In the ruling handed down this week in United States Patent and Trademark Office v. Booking.com B.V., No. 19-46, the United States Supreme Court voted 8-1 to affirm lower court rulings holding the trademark applications for “booking.com” were not generic for federal trademark purposes. This represents a key win for parties seeking protection for trademarks, which include top-level internet domain names (e.g., .com, .net, .info, etc.) tacked on to words which may otherwise be considered generic.
Generally speaking, everyday terms or broad classifications for goods or services are considered generic and not capable of federal trademark protection – for example, terms like mattress, house, laundry, or store cannot function as a unique identifier or brand name. The USPTO policy prevents applicants from registering these terms as federal trademarks, even when combined with another generic term such as a company designation (Company, Co., Inc.) or a domain suffix. For example, previous federal trademark applications for hotels.com and lawyers.com were found by the USPTO and courts to be generic and not capable of federal trademark protection.
When Booking.com filed four federal trademark applications in 2012 for “booking.com” for hotel registrations and other services, the USPTO rejected the applications because the marks were deemed generic, finding the addition of the “.com” suffix did not alter that determination. Appealing the USPTO refusal, the U.S. District Court for the Eastern District of Virginia sided with Booking.com, stating while “booking” was generic, the addition of “.com” made the marks descriptive, and consumers would not find “booking.com” to be a generic term. The District Court further held “booking.com” had acquired secondary meaning through use in commerce, such that people identified the mark with a particular travel services company and not more broadly only as a type or class of goods or services. Survey evidence submitted by Booking.com showed that almost 75% of the survey respondents identified “booking.com” as a brand name and a specific website rather than a generic site for travel services, and this played a significant part in the decision. The Fourth Circuit Court of Appeals affirmed, holding the resulting composite of adding .com to a generic second term may no longer be considered generic for federal trademark purposes when the mark is otherwise shown to be viewed by the public as a brand.
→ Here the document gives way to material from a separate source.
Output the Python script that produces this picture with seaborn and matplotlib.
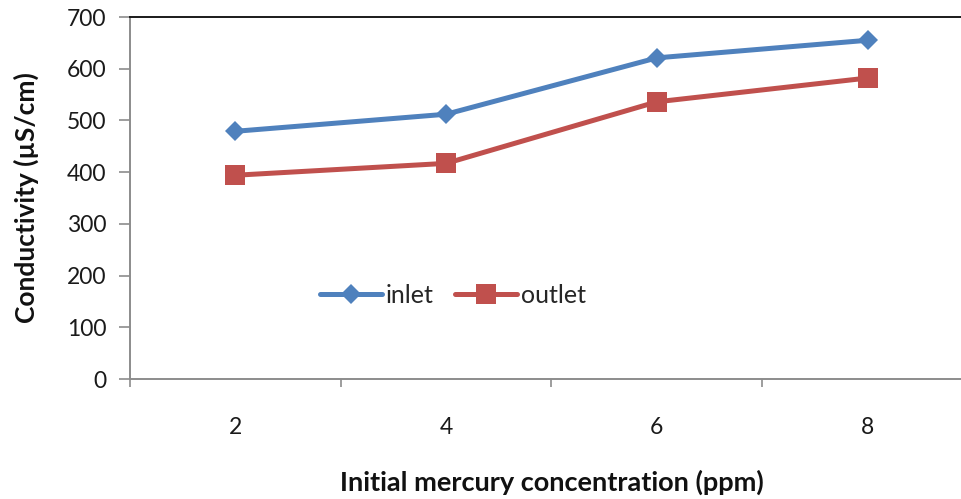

In support of its position before the Supreme Court appealing the 4th Circuit’s decision, the USPTO argued for refusal on two grounds: First, for a near-absolute rule that inclusion of a domain suffix to a generic term does not create a nongeneric mark, relying on the 1888 Supreme Court case Goodyear’s India Rubber Glove v. Goodyear Rubber Co. (holding a corporate designation like “Company” or “Inc.” plus a generic term did not create a protectable mark). Second, by allowing a generic term plus a domain name suffix (e.g., genericterm.com) to be afforded trademark protection, trademark owners would be granted monopoly-like power over otherwise generic terms to the detriment of others. Essentially, by permitting the registration of “booking.com,” Booking.com would be allowed to monopolize the term “booking” against other trademark owners seeking to use their own generic term domain name marks which may be similar in nature.
Finding in favor of Booking.com, the Court noted the proper analysis in this case was whether the primary significance of the term to the relevant public was as a brand or as a generic term for goods or services. In applying the primary significance test, the majority opinion found the survey evidence and consumer perception in that “booking.com” was not perceived by consumers to be a generic term unlike the word “booking” might. Simply put, the Court was persuaded “booking.com” was not generic because the relevant consumers said it wasn’t, but rather a brand name for Booking.com – “A term styled 'generic.com' is a generic name for a class of goods or services only if the term has that meaning to consumers,” Justice Ruth Bader Ginsburg wrote. “Consumers ... do not perceive the term 'Booking.com' to signify online hotel-reservation services as a class. In circumstances like those this case presents, a 'generic.com' term is not generic and can be eligible for federal trademark registration.” Finally, the Court took notice the USPTO had issued federal trademark registrations for other .com marks including ART.COM and DATING.COM as being contrary to the USPTO’s request for a comprehensive rule against affording trademark protection for “generic.com” trademarks. However, the Court stopped short of declaring “generic.com” trademarks are automatically nongeneric, stating instead consumer perception was a key element to make that determination on a case-by-case basis. In the lone dissent, Justice Stephen Breyer agreed the addition of .com did not add distinctive meaning to a generic term, and focused on the USPTO position that affording trademark protection to “generic.com” domains would essentially grant their owners a monopoly over otherwise useful, easy-to-remember domains and inhibit free completion on the internet.
Although this is a clear win for Booking.com, and not surprising given the current landscape of trademark law as favoring the marketplace over rigid legal rules, the decision is not entirely without some concern. While avoiding a hard-and-fast rule stating such “generic.com” marks are never capable of protection, it is important to remember showing these marks are capable of protection may still be an expensive, uphill battle, requiring evidence of consumer perception as a brand to overcome the general USPTO resistance to these marks.